New York State Energy Research and Development Authority Spokesman Sal Graven said that the initiative encouraged two pellet boiler manufacturers to relocated to New York, one to Dunkirk, on Lake Erie, and the other to Schenectady. They market a European outdoor wood-burning boiler, which, he said, operates about 80 percent more efficiently and produces less than five percent of the particulate emissions than a standard outdoor wood boiler.

“A house is now burning a renewable fuel instead of fossil fuels,” he said.

Graven said the project also encourages businesses to produce fuels grown in-state.

And the business potential is enough to excite Cairo businessman John Deschaine.

Deschaine, who runs a logging company, would like to add chipping capabilities to his logging business on Route 32.

Deschaine would join the roughly 30 logging companies in the state that produce chips as part of what DEC spokeswoman Lori Severino calls integrated harvesting operations.

Most of the companies are located in Northern New York.

Chips can be pressed into pellets, briquettes or used for fuel as they are.

Deschaine is optimistic about the possibilities of chipping wood closer to home.

“We have a large resource here in the Catskills,” he said, “I want to tap into that.”

Marilyn Wyman, program coordinator at the Cornell Cooperative Extension of Greene County Agroforestry Center, in Acra, oversaw an open forum on issues surrounding biofuels earlier this month.

She said the discussion focused on the potential of woody plants found locally, such as willow.

Willow, she said, grows in wet areas as a harvested crop.

The roughly 30 participants in the dialogue were curious about business opportunities and the factors involved with producing biofuels.

“I think there was a lot of interest in this,” she said.

Zywia Wojnar, of Pace University, also attended the Acra meeting.

Wojnar is the project manager of the renewable fuels roadmap, a project coordinated by Cornell Cooperative Extension and Pace University, NYSERDA, the state Department of Agriculture and Markets and the state Department of Environmental Conservation that was created earlier this year.

The roadmap was recommended by the Renewable Energy Task Force, created by Gov. David A. Paterson in 2008.

The roadmap, which is expected to be completed later this year, will provide guidance to those working on how to reduce dependence on foreign oil and harmful greenhouse gas emissions.

Wojnar said the initiative focuses more on biofuels that are made from non-food crops in order to avoid entering into the debate between growing a crop for food versus growing it for fuel.

“We try to steer away from that,” she said.

Wojnar explained that poplar can also be grown for fuel.
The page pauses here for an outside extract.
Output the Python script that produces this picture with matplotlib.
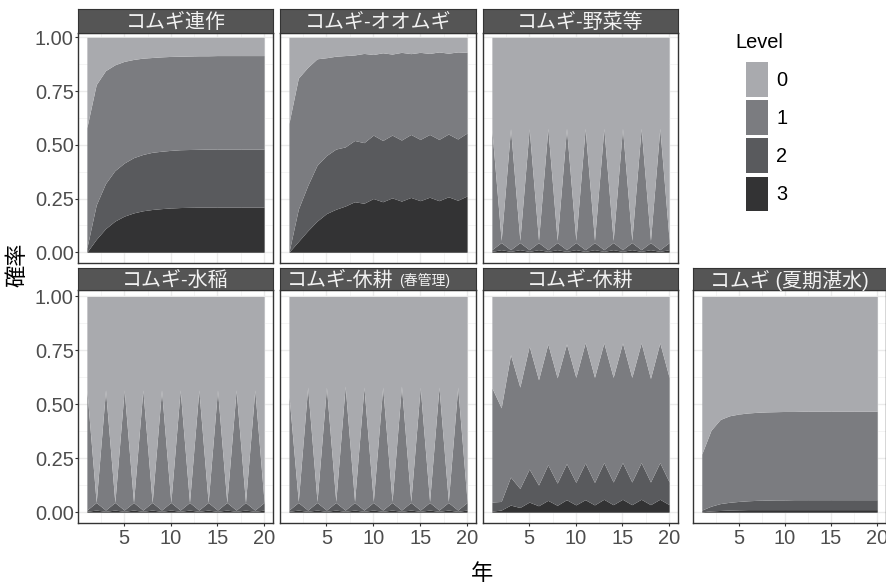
import matplotlib.pyplot as plt
from matplotlib.patches import Patch
from matplotlib.ticker import MultipleLocator

plt.rcParams['font.family'] = ['Liberation Sans', 'Noto Sans CJK JP']

# 年 (x軸)
years = list(range(1, 21))

# 各パネル: ge1 = P(Level>=1), ge2 = P(Level>=2), ge3 = P(Level=3)
renzaku_ge1 = [0.58, 0.78, 0.845, 0.872, 0.888, 0.897, 0.903, 0.906, 0.909, 0.911,
               0.912, 0.913, 0.914, 0.914, 0.915, 0.915, 0.915, 0.915, 0.915, 0.915]
renzaku_ge2 = [0.02, 0.22, 0.32, 0.38, 0.415, 0.44, 0.455, 0.465, 0.47, 0.474,
               0.477, 0.478, 0.479, 0.48, 0.48, 0.48, 0.48, 0.48, 0.48, 0.48]
renzaku_ge3 = [0.0, 0.06, 0.11, 0.145, 0.168, 0.183, 0.193, 0.199, 0.203, 0.206,
               0.208, 0.209, 0.21, 0.21, 0.21, 0.21, 0.21, 0.21, 0.21, 0.21]

oomugi_ge1 = [0.6, 0.81, 0.86, 0.9, 0.905, 0.912, 0.915, 0.918, 0.925, 0.92,
              0.928, 0.922, 0.93, 0.924, 0.93, 0.925, 0.932, 0.926, 0.932, 0.93]
oomugi_ge2 = [0.0, 0.2, 0.31, 0.405, 0.45, 0.48, 0.49, 0.52, 0.51, 0.545,
              0.52, 0.545, 0.522, 0.548, 0.525, 0.548, 0.525, 0.55, 0.527, 0.555]
oomugi_ge3 = [0.0, 0.05, 0.1, 0.145, 0.18, 0.2, 0.215, 0.235, 0.228, 0.25,
              0.235, 0.253, 0.238, 0.255, 0.24, 0.256, 0.24, 0.258, 0.242, 0.262]

yasai_ge1 = [0.57, 0.055, 0.575, 0.055, 0.575, 0.055, 0.577, 0.055, 0.577, 0.055,
             0.577, 0.055, 0.577, 0.055, 0.577, 0.055, 0.577, 0.055, 0.577, 0.055]
yasai_ge2 = [0.012, 0.045, 0.012, 0.045, 0.012, 0.045, 0.012, 0.045, 0.012, 0.045,
             0.012, 0.045, 0.012, 0.045, 0.012, 0.045, 0.012, 0.045, 0.012, 0.045]
yasai_ge3 = [0.004, 0.012, 0.004, 0.012, 0.004, 0.012, 0.004, 0.012, 0.004, 0.012,
             0.004, 0.012, 0.004, 0.012, 0.004, 0.012, 0.004, 0.012, 0.004, 0.012]

suitou_ge1 = [0.567, 0.045, 0.567, 0.045, 0.567, 0.045, 0.567, 0.045, 0.567, 0.045,
              0.567, 0.045, 0.567, 0.045, 0.567, 0.045, 0.567, 0.045, 0.567, 0.045]
suitou_ge2 = [0.01, 0.045, 0.01, 0.045, 0.01, 0.045, 0.01, 0.045, 0.01, 0.045,
              0.01, 0.045, 0.01, 0.045, 0.01, 0.045, 0.01, 0.045, 0.01, 0.045]
suitou_ge3 = [0.004, 0.01, 0.004, 0.01, 0.004, 0.01, 0.004, 0.01, 0.004, 0.01,
              0.004, 0.01, 0.004, 0.01, 0.004, 0.01, 0.004, 0.01, 0.004, 0.01]

harukyu_ge1 = [0.545, 0.05, 0.58, 0.05, 0.58, 0.05, 0.585, 0.05, 0.58, 0.05,
               0.58, 0.05, 0.585, 0.05, 0.58, 0.05, 0.58, 0.05, 0.58, 0.05]
harukyu_ge2 = [0.01, 0.045, 0.01, 0.045, 0.01, 0.045, 0.01, 0.045, 0.01, 0.045,
               0.01, 0.045, 0.01, 0.045, 0.01, 0.045, 0.01, 0.045, 0.01, 0.045]
harukyu_ge3 = [0.004, 0.01, 0.004, 0.01, 0.004, 0.01, 0.004, 0.01, 0.004, 0.01,
               0.004, 0.01, 0.004, 0.01, 0.004, 0.01, 0.004, 0.01, 0.004, 0.01]

kyukou_ge1 = [0.577, 0.484, 0.73, 0.58, 0.77, 0.614, 0.78, 0.623, 0.78, 0.625,
              0.786, 0.625, 0.785, 0.625, 0.785, 0.625, 0.785, 0.62, 0.785, 0.625]
kyukou_ge2 = [0.047, 0.05, 0.163, 0.11, 0.2, 0.126, 0.22, 0.135, 0.225, 0.138,
              0.228, 0.138, 0.23, 0.14, 0.23, 0.14, 0.23, 0.14, 0.23, 0.14]
kyukou_ge3 = [0.005, 0.01, 0.033, 0.022, 0.047, 0.03, 0.055, 0.032, 0.058, 0.034,
              0.058, 0.034, 0.06, 0.035, 0.06, 0.035, 0.06, 0.035, 0.06, 0.035]

tansui_ge1 = [0.27, 0.38, 0.43, 0.447, 0.455, 0.46, 0.463, 0.465, 0.466, 0.467,
              0.467, 0.468, 0.468, 0.468, 0.468, 0.468, 0.468, 0.468, 0.468, 0.468]
tansui_ge2 = [0.01, 0.028, 0.04, 0.046, 0.05, 0.053, 0.055, 0.056, 0.057, 0.057,
              0.058, 0.058, 0.058, 0.058, 0.058, 0.058, 0.058, 0.058, 0.058, 0.058]
tansui_ge3 = [0.002, 0.006, 0.008, 0.01, 0.011, 0.012, 0.012, 0.012, 0.012, 0.012,
              0.012, 0.012, 0.012, 0.012, 0.012, 0.012, 0.012, 0.012, 0.012, 0.012]

levels = ['0', '1', '2', '3']
level_colors = ['#a9aaae', '#7b7c80', '#595a5d', '#333334']

y_ticks = [0, 0.25, 0.5, 0.75, 1.0]
y_tick_labels = ['0.00', '0.25', '0.50', '0.75', '1.00']
x_ticks = [5, 10, 15, 20]

# (タイトル, データ, 行, 列)
panels = [
    ('コムギ連作', renzaku_ge1, renzaku_ge2, renzaku_ge3, 0, 0),
    ('コムギ-オオムギ', oomugi_ge1, oomugi_ge2, oomugi_ge3, 0, 1),
    ('コムギ-野菜等', yasai_ge1, yasai_ge2, yasai_ge3, 0, 2),
    ('コムギ-水稲', suitou_ge1, suitou_ge2, suitou_ge3, 1, 0),
    ('コムギ-休耕', harukyu_ge1, harukyu_ge2, harukyu_ge3, 1, 1),
    ('コムギ-休耕', kyukou_ge1, kyukou_ge2, kyukou_ge3, 1, 2),
    ('コムギ (夏期湛水)', tansui_ge1, tansui_ge2, tansui_ge3, 1, 3),
]

W, H = 886, 586
fig = plt.figure(figsize=(W / 100, H / 100), dpi=100)

col_px = [(78, 273), (280, 476), (483, 678), (693, 886)]
row_px = [(33, 263), (290, 523)]
strip_px = [(9, 33), (268, 290)]
row_ylim = [(-0.05, 1.02), (-0.05, 1.03)]


def px_axes(l, t, r, b):
    return fig.add_axes([l / W, 1 - b / H, (r - l) / W, (b - t) / H])


for i, (title, ge1, ge2, ge3, row, col) in enumerate(panels):
    l, r = col_px[col]
    t, b = row_px[row]
    ax = px_axes(l, t, r, b)
    ax.fill_between(years, 0, ge3, color=level_colors[3], lw=0)
    ax.fill_between(years, ge3, ge2, color=level_colors[2], lw=0)
    ax.fill_between(years, ge2, ge1, color=level_colors[1], lw=0)
    ax.fill_between(years, ge1, 1, color=level_colors[0], lw=0)
    ax.set_xlim(0.05, 20.95)
    ax.set_ylim(*row_ylim[row])
    ax.set_xticks(x_ticks)
    ax.set_yticks(y_ticks, y_tick_labels)
    ax.xaxis.set_minor_locator(MultipleLocator(2.5))
    ax.yaxis.set_minor_locator(MultipleLocator(0.125))
    ax.set_axisbelow(True)
    ax.grid(which='major', color='#ebebeb', lw=1.0)
    ax.grid(which='minor', color='#f3f3f3', lw=0.6)
    for s in ax.spines.values():
        s.set_color('#333333')
        s.set_linewidth(1.0)
    ax.tick_params(which='major', length=2.5, width=0.8, color='#333333',
                   labelsize=14.4, labelcolor='#4d4d4d', pad=0.5)
    ax.tick_params(axis='x', which='major', pad=2)
    ax.tick_params(which='minor', length=0)
    if col != 0:
        ax.tick_params(left=False, labelleft=False)
    if row == 0:
        ax.tick_params(bottom=False, labelbottom=False)

    # ストリップ
    st, sb = strip_px[row]
    sax = px_axes(l, st, r, sb)
    sax.set_facecolor('#555555')
    sax.set_xticks([])
    sax.set_yticks([])
    for s in sax.spines.values():
        s.set_color('#333333')
    if i == 4:
        sax.text(0.577, 0.45, title, ha='right', va='center', color='#f2f2f2',
                 fontsize=14.4, transform=sax.transAxes)
        sax.text(0.607, 0.42, '(春管理)', ha='left', va='center', color='#f2f2f2',
                 fontsize=10, transform=sax.transAxes)
    else:
        sax.text(0.5, 0.45, title, ha='center', va='center', color='#f2f2f2',
                 fontsize=14.4, transform=sax.transAxes)

fig.text(18 / W, 1 - 265 / H, '確率', rotation=90, ha='center', va='center',
         fontsize=16, color='black')
fig.text(482 / W, 1 - 575 / H, '年', ha='center', va='center',
         fontsize=16, color='black')

# 凡例
fig.text(735 / W, 1 - 43 / H, 'Level', ha='left', va='center',
         fontsize=14.4, color='black')
handles = [Patch(facecolor=c, edgecolor='none') for c in level_colors]
fig.legend(handles, levels, loc='upper left',
           bbox_to_anchor=(746 / W, 1 - 62 / H), frameon=False,
           fontsize=14.4, handlelength=1.1,
           handleheight=2.3, handletextpad=0.4, labelspacing=0.17,
           borderpad=0, borderaxespad=0)

fig.savefig('out.png', dpi=100)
Once the trees are mature, she said, they can be cut back — but not to the ground — and regrow. After three years, wood can be harvested again, she said.

She said that most of the woodfuel used by New York companies is produced in New York.
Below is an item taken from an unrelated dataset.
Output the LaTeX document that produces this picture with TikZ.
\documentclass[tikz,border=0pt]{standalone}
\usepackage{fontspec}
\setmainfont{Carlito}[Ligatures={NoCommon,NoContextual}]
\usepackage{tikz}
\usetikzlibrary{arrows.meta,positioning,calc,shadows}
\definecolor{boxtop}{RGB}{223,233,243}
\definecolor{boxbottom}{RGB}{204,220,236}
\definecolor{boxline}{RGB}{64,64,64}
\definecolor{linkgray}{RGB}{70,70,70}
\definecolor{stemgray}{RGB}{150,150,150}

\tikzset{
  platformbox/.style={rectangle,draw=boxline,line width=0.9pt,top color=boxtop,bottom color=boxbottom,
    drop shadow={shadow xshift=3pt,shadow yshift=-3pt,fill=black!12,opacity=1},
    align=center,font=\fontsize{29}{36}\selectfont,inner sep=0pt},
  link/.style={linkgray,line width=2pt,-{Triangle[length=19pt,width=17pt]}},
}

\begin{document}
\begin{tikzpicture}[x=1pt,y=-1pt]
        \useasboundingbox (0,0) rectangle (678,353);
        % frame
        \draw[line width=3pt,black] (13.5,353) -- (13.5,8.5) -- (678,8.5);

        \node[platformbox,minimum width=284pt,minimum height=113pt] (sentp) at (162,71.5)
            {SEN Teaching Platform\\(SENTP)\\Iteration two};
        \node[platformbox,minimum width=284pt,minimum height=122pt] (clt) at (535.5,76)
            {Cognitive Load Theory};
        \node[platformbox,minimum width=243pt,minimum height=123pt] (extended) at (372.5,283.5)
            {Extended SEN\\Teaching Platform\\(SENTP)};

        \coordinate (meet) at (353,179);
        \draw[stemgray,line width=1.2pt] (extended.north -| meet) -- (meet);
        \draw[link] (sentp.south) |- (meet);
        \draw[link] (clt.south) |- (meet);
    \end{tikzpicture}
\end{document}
Currently, fuelwood pellets are manufactured for residential use in five location in the state, in Delaware, Herkimer, Jefferson, Stueben and Wyoming counties, Lori Severino, a DEC spokeswoman said in an e-mail last week.

She said two more plant will open, in Massena and Saratoga County, shortly.
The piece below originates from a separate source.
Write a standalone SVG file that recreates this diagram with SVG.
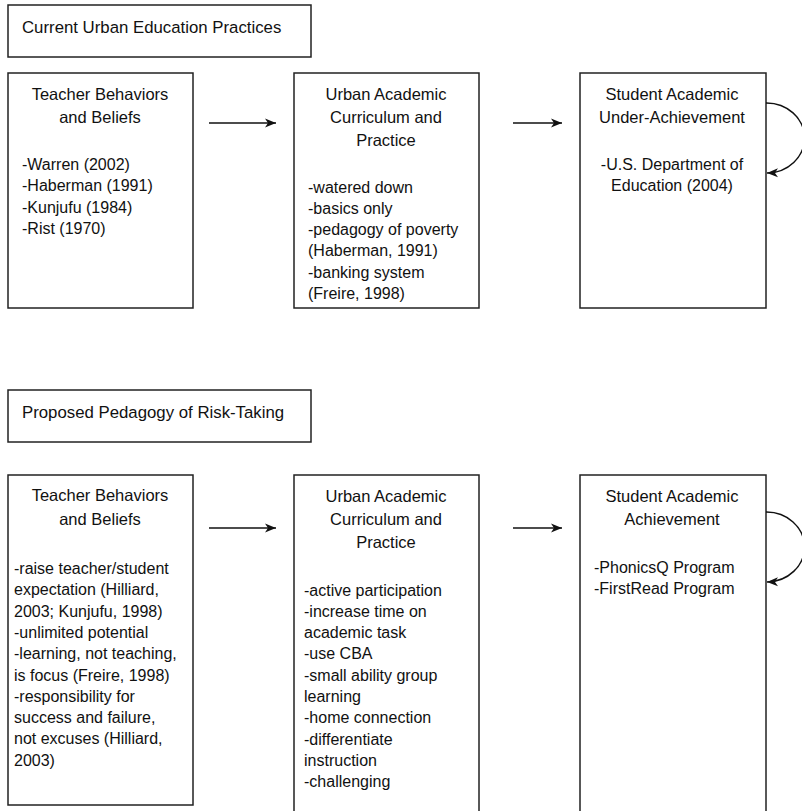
<svg xmlns="http://www.w3.org/2000/svg" width="802" height="811" viewBox="0 0 802 811">
<defs>
<marker id="ah" markerUnits="userSpaceOnUse" markerWidth="12" markerHeight="10" refX="11" refY="5" orient="auto">
<path d="M0,0.5 L11,5 L0,9.5 L3,5 Z" fill="#111"/>
</marker>
<style>
.box{fill:#fff;stroke:#222;stroke-width:1.5}
text{font-family:"Liberation Sans",Arial,sans-serif;font-size:16px;fill:#111}
.h{text-anchor:middle;font-size:16.5px}
.t{font-size:16.8px}
.ln{fill:none;stroke:#111;stroke-width:1.5}
</style>
</defs>
<rect width="802" height="811" fill="#fff"/>

<g id="title1">
<rect class="box" x="8" y="5" width="303" height="52"/>
<text class="t" x="22" y="33">Current Urban Education Practices</text>
</g>

<g id="t-teacher">
<rect class="box" x="8" y="73" width="185" height="235"/>
<text class="h" x="100" y="100">Teacher Behaviors</text>
<text class="h" x="100" y="123">and Beliefs</text>
<text x="22" y="170">-Warren (2002)</text>
<text x="22" y="191.3">-Haberman (1991)</text>
<text x="22" y="212.6">-Kunjufu (1984)</text>
<text x="22" y="234">-Rist (1970)</text>
</g>

<g id="t-curriculum">
<rect class="box" x="294" y="73" width="185" height="235"/>
<text class="h" x="386" y="100">Urban Academic</text>
<text class="h" x="386" y="123">Curriculum and</text>
<text class="h" x="386" y="146">Practice</text>
<text x="308" y="192.5">-watered down</text>
<text x="308" y="213.8">-basics only</text>
<text x="308" y="235.1">-pedagogy of poverty</text>
<text x="308" y="256.4">(Haberman, 1991)</text>
<text x="308" y="277.7">-banking system</text>
<text x="308" y="299">(Freire, 1998)</text>
</g>

<g id="t-student">
<rect class="box" x="580" y="73" width="186" height="235"/>
<text class="h" x="672" y="100">Student Academic</text>
<text class="h" x="672" y="123">Under-Achievement</text>
<text class="h" x="672" y="169.5" style="font-size:16px">-U.S. Department of</text>
<text class="h" x="672" y="191" style="font-size:16px">Education (2004)</text>
</g>

<g id="title2">
<rect class="box" x="8" y="390" width="303" height="52"/>
<text class="t" x="22" y="418">Proposed Pedagogy of Risk-Taking</text>
</g>

<g id="b-teacher">
<rect class="box" x="8" y="475" width="185" height="330"/>
<text class="h" x="100" y="501">Teacher Behaviors</text>
<text class="h" x="100" y="525">and Beliefs</text>
<text x="14" y="574">-raise teacher/student</text>
<text x="14" y="595.3">expectation (Hilliard,</text>
<text x="14" y="616.6">2003; Kunjufu, 1998)</text>
<text x="14" y="637.9">-unlimited potential</text>
<text x="14" y="659.2">-learning, not teaching,</text>
<text x="14" y="680.5">is focus (Freire, 1998)</text>
<text x="14" y="701.8">-responsibility for</text>
<text x="14" y="723.1">success and failure,</text>
<text x="14" y="744.4">not excuses (Hilliard,</text>
<text x="14" y="765.7">2003)</text>
</g>

<g id="b-curriculum">
<rect class="box" x="294" y="475" width="185" height="345"/>
<text class="h" x="386" y="502">Urban Academic</text>
<text class="h" x="386" y="525">Curriculum and</text>
<text class="h" x="386" y="548">Practice</text>
<text x="304" y="595.5">-active participation</text>
<text x="304" y="616.8">-increase time on</text>
<text x="304" y="638.1">academic task</text>
<text x="304" y="659.4">-use CBA</text>
<text x="304" y="680.7">-small ability group</text>
<text x="304" y="702">learning</text>
<text x="304" y="723.3">-home connection</text>
<text x="304" y="744.6">-differentiate</text>
<text x="304" y="765.9">instruction</text>
<text x="304" y="787.2">-challenging</text>
</g>

<g id="b-student">
<rect class="box" x="580" y="475" width="186" height="345"/>
<text class="h" x="672" y="502">Student Academic</text>
<text class="h" x="672" y="525">Achievement</text>
<text x="594" y="573">-PhonicsQ Program</text>
<text x="594" y="594.3">-FirstRead Program</text>
</g>

<g id="connectors">
<line class="ln" x1="209" y1="123" x2="276" y2="123" marker-end="url(#ah)"/>
<line class="ln" x1="513" y1="123" x2="562" y2="123" marker-end="url(#ah)"/>
<path class="ln" d="M766,103 A38,35 0 0 1 767,173" marker-end="url(#ah)"/>
<line class="ln" x1="209" y1="528" x2="276" y2="528" marker-end="url(#ah)"/>
<line class="ln" x1="513" y1="528" x2="562" y2="528" marker-end="url(#ah)"/>
<path class="ln" d="M766,512 A38,35 0 0 1 767,582" marker-end="url(#ah)"/>
</g>
</svg>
Severino said that many sawmills use wood chips for space heaters and to run lumber dry-kilns and two coal-fired facilities in Niagara and Yates counties have begun to co-fire with wood.

Two electric/cogenerating plants, in Franklin and Lewis counties, use wood feedstocks exclusively, she said.

But chip and pellet production for large-scale operations still has room to evolve.

John Deschaine explained that the pellets are more expensive to produce than chips because wood needs to be stripped of its bark before it can be pressed into a pellet or briquette.

Zywia Wojnar said that biomass needs to be commoditized, before the industry can grow.

A number of variable factors including moisture content, size and weight need to be standardized in order to a customer to know exactly how much product is needed, she said.

“I would not say it is a very established market,” she said.